By Thomas Galvin | Rose Law Group Staff Reporter
Justice Alito, started off his majority opinion in Brnovich vs DNC by stating, “Arizona law generally makes it very easy to vote.” He noted how voters may vote at a traditional precinct voting booth or a county voting center and may case an early ballot up to 27 days before an election. And they may vote in person at an early ballot voting center in each county. However, two of Arizona’s elections laws were challenged under Section 2 of the Voting Rights Act of 1965. One law is Arizona’s requirement that someone voting in person on election day, in a county that uses the precinct system, must vote in their assigned precinct. If they vote in the wrong precinct, their vote is not counted. Also, Arizona law forbids “ballot harvesting” in which is a crime for anyone other than a mail carrier or a family member to collect an early ballot. The Democratic National Committee is alleging that these two Arizona laws had an adverse and disparate impact on Native Americans, Hispanics, and African-Americans in Arizona.

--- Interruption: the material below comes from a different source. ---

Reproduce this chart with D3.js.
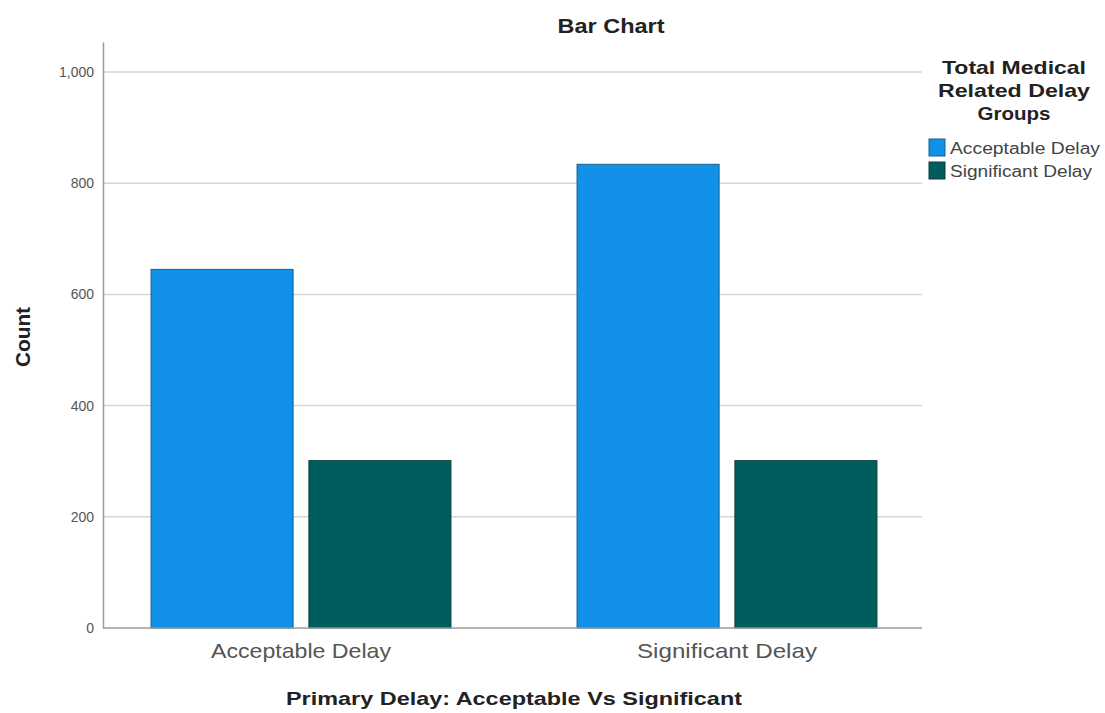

Alito wrote that the core aspect of the Voting Rights Act provision in question has a requirement that “voting be equally open.” Also, Alito notes that “the size of the burden imposed by a challenged voting rule is highly relevant.” That’s because all voting procedures have some standards of rules, which means there are already inherent “usual burdens of voting.” Alito notes that, therefore, “mere inconvenience is insufficient.” Alito does acknowledge that “the size of any disparities in a rule’s impact on member of different racial or ethnic groups is an important factor to consider.” And, Alito takes care to note that “ensuring every vote is cast freely, without intimidation or undue influence, is also a valid and important state interest” because states have a legitimate state interest in preventing election fraud.”
Alito’s majority opinion draws the distinction from other cases that involved questionable statutes that were designed or had an effect on diluting minorities voting power. But, in this instance, the Arizona laws are about facility neutral factors involving the time, place and manner of voting. Alito summed up the dissenting justices arguments is only considering one circumstance: disparate impacts. His conclusion is that Arizona’s out-of-precinct statute and its ballot harvesting ban do not violate Section 2 of the Voting Rights Act.
Justice Kagan was joined in her forceful dissent by Justices Breyer and Sotomayor. Kagan wrote that the Voting Rights Act “reminds us of the worst of America,” because it is “necessary” to preserve voting rights. She wrote that “two election laws from Arizona discriminate against minority voters.” She noted that “the drafters of the Voting Rights Act understood that social and historical conditions including disparities in education, wealth, and employment, often affect opportunities to vote. What does not prevent one citizen from casting a vote might prevent another.”
Ultimately, Alito’s majority has prevailed, 6-3. And the Supreme Court has ruled that “Arizona’s out-of-precinct policy and HB 2023 do not violate Section 2 of the Voting Rights Act, and HB 2023 was not enacted with a racially discriminatory purpose.”